Un lobby agro-industriel très important et puissant
Pour lui, la puissance du lobby agro-industriel explique cette tolérance tant sociale que politique: "Ils n'ont pas intérêt à se le mettre à dos. C'est un lobby très important, et ce n’est pas pareil pour un autre militant, écologique par exemple, dont les actions sont d'ailleurs nettement moins violentes (occupation de place, blocage de sites industriels, etc). La puissance des lobbys agricoles explique en grande partie la complaisance d’une partie du corps politique et du corps social", pointe-t-il.

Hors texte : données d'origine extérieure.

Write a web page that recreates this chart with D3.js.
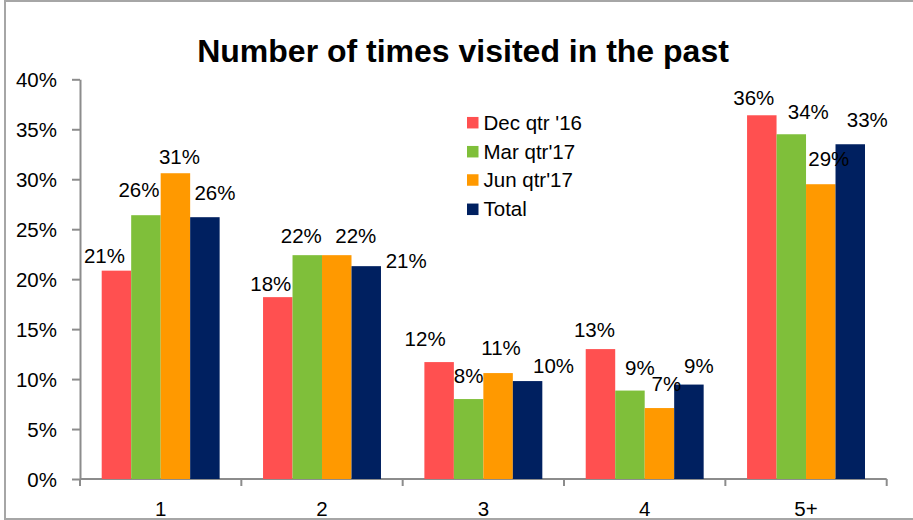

Partout en Europe, les agriculteurs sont sous pression. En cause, une politique qui reste orientée vers la production intensive et les prix les plus bas possibles. Le Copa-Cogeca, alliance des grands syndicats agricoles, est un puissant lobby bruxellois. Un lobby très proche de l’industrie agro-alimentaire et de la grande distribution, dont la Fédération wallonne de l’agriculture fait partie (FWA). Déjà en 2020, le Copa-Cogeca avait fait du lobbying intense à la Commission européenne lors des débats autour de la PAC (Politique Agricole Commune).
La PAC, qui rappelons-le, vise entres autres à soutenir les agriculteurs en leur assurant un niveau de vie décent et à lutter contre les changements climatiques en imposant des règles respectueuses de l’environnement. Le Copa-Cogeca, qui défend les intérêts de l’agriculture industrielle, avait réussi à faire modifier le texte de loi à l'époque. Aujourd'hui, les agriculteurs manifestent également contre la PAC, un système qu'ils jugent inégal.
"Les agriculteurs sont les premières victimes du capitalisme industriel. Ils sont pieds et poings liés avec les firmes qui leur vendent les produits phytosanitaires. Les lobbys de l'agro-industrie sont les premiers responsables de la misère paysanne", conclut Bruno Frère.